DATASET EXCERPT:
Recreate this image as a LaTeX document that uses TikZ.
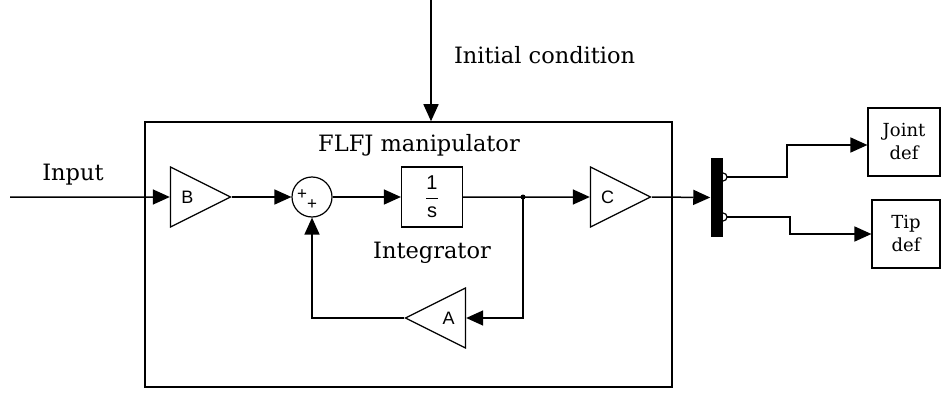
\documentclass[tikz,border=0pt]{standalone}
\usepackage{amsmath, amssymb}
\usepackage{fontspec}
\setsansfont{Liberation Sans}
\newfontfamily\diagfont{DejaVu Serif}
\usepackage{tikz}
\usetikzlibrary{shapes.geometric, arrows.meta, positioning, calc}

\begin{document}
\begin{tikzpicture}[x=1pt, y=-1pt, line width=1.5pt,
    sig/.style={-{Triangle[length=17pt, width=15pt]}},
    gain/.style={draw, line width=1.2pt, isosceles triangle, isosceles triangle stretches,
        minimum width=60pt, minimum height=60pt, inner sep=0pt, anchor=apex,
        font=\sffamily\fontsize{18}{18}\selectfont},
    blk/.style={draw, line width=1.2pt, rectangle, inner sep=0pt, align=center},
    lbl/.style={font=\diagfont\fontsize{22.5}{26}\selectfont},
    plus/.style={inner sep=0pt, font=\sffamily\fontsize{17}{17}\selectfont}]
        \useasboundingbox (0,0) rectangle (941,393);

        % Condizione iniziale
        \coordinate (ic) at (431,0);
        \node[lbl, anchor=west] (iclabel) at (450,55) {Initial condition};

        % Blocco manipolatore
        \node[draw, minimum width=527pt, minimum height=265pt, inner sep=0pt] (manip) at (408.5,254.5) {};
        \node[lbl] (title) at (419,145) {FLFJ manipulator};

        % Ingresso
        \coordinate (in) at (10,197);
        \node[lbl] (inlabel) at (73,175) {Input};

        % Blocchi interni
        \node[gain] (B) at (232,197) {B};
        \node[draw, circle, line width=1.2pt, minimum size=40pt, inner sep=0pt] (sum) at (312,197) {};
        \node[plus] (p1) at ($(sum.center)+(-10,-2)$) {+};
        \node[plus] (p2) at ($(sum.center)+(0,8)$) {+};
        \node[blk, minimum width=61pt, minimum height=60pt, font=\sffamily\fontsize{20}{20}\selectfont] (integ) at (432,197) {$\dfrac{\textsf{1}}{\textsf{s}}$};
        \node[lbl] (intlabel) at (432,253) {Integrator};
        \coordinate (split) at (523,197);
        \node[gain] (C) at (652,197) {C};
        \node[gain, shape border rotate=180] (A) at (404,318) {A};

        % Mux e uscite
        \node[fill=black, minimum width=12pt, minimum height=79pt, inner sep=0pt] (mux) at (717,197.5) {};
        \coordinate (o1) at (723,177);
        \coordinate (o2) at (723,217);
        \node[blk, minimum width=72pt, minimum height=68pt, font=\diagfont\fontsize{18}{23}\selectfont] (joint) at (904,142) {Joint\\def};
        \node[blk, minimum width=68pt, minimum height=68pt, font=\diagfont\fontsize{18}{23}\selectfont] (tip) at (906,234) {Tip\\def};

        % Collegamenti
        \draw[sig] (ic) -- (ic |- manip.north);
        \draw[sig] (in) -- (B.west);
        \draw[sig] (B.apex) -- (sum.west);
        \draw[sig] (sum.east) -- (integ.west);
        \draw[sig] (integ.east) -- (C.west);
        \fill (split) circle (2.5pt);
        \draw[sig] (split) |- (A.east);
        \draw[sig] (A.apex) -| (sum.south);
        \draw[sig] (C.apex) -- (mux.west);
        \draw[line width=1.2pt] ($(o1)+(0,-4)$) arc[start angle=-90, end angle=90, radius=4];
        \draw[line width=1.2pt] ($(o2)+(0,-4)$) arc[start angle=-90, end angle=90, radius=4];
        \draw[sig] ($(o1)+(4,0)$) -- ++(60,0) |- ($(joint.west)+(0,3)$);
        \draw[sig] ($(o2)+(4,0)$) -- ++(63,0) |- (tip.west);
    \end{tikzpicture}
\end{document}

EXERCISE REQUIREMENTS: Repeat the listing verbatim. Skip the pictures.

EXERCISE SOLUTION:
Recreate this image as a LaTeX document that uses TikZ.
\documentclass[tikz,border=0pt]{standalone}
\usepackage{amsmath, amssymb}
\usepackage{fontspec}
\setsansfont{Liberation Sans}
\newfontfamily\diagfont{DejaVu Serif}
\usepackage{tikz}
\usetikzlibrary{shapes.geometric, arrows.meta, positioning, calc}

\begin{document}
\begin{tikzpicture}[x=1pt, y=-1pt, line width=1.5pt,
    sig/.style={-{Triangle[length=17pt, width=15pt]}},
    gain/.style={draw, line width=1.2pt, isosceles triangle, isosceles triangle stretches,
        minimum width=60pt, minimum height=60pt, inner sep=0pt, anchor=apex,
        font=\sffamily\fontsize{18}{18}\selectfont},
    blk/.style={draw, line width=1.2pt, rectangle, inner sep=0pt, align=center},
    lbl/.style={font=\diagfont\fontsize{22.5}{26}\selectfont},
    plus/.style={inner sep=0pt, font=\sffamily\fontsize{17}{17}\selectfont}]
        \useasboundingbox (0,0) rectangle (941,393);

        % Condizione iniziale
        \coordinate (ic) at (431,0);
        \node[lbl, anchor=west] (iclabel) at (450,55) {Initial condition};

        % Blocco manipolatore
        \node[draw, minimum width=527pt, minimum height=265pt, inner sep=0pt] (manip) at (408.5,254.5) {};
        \node[lbl] (title) at (419,145) {FLFJ manipulator};

        % Ingresso
        \coordinate (in) at (10,197);
        \node[lbl] (inlabel) at (73,175) {Input};

        % Blocchi interni
        \node[gain] (B) at (232,197) {B};
        \node[draw, circle, line width=1.2pt, minimum size=40pt, inner sep=0pt] (sum) at (312,197) {};
        \node[plus] (p1) at ($(sum.center)+(-10,-2)$) {+};
        \node[plus] (p2) at ($(sum.center)+(0,8)$) {+};
        \node[blk, minimum width=61pt, minimum height=60pt, font=\sffamily\fontsize{20}{20}\selectfont] (integ) at (432,197) {$\dfrac{\textsf{1}}{\textsf{s}}$};
        \node[lbl] (intlabel) at (432,253) {Integrator};
        \coordinate (split) at (523,197);
        \node[gain] (C) at (652,197) {C};
        \node[gain, shape border rotate=180] (A) at (404,318) {A};

        % Mux e uscite
        \node[fill=black, minimum width=12pt, minimum height=79pt, inner sep=0pt] (mux) at (717,197.5) {};
        \coordinate (o1) at (723,177);
        \coordinate (o2) at (723,217);
        \node[blk, minimum width=72pt, minimum height=68pt, font=\diagfont\fontsize{18}{23}\selectfont] (joint) at (904,142) {Joint\\def};
        \node[blk, minimum width=68pt, minimum height=68pt, font=\diagfont\fontsize{18}{23}\selectfont] (tip) at (906,234) {Tip\\def};

        % Collegamenti
        \draw[sig] (ic) -- (ic |- manip.north);
        \draw[sig] (in) -- (B.west);
        \draw[sig] (B.apex) -- (sum.west);
        \draw[sig] (sum.east) -- (integ.west);
        \draw[sig] (integ.east) -- (C.west);
        \fill (split) circle (2.5pt);
        \draw[sig] (split) |- (A.east);
        \draw[sig] (A.apex) -| (sum.south);
        \draw[sig] (C.apex) -- (mux.west);
        \draw[line width=1.2pt] ($(o1)+(0,-4)$) arc[start angle=-90, end angle=90, radius=4];
        \draw[line width=1.2pt] ($(o2)+(0,-4)$) arc[start angle=-90, end angle=90, radius=4];
        \draw[sig] ($(o1)+(4,0)$) -- ++(60,0) |- ($(joint.west)+(0,3)$);
        \draw[sig] ($(o2)+(4,0)$) -- ++(63,0) |- (tip.west);
    \end{tikzpicture}
\end{document}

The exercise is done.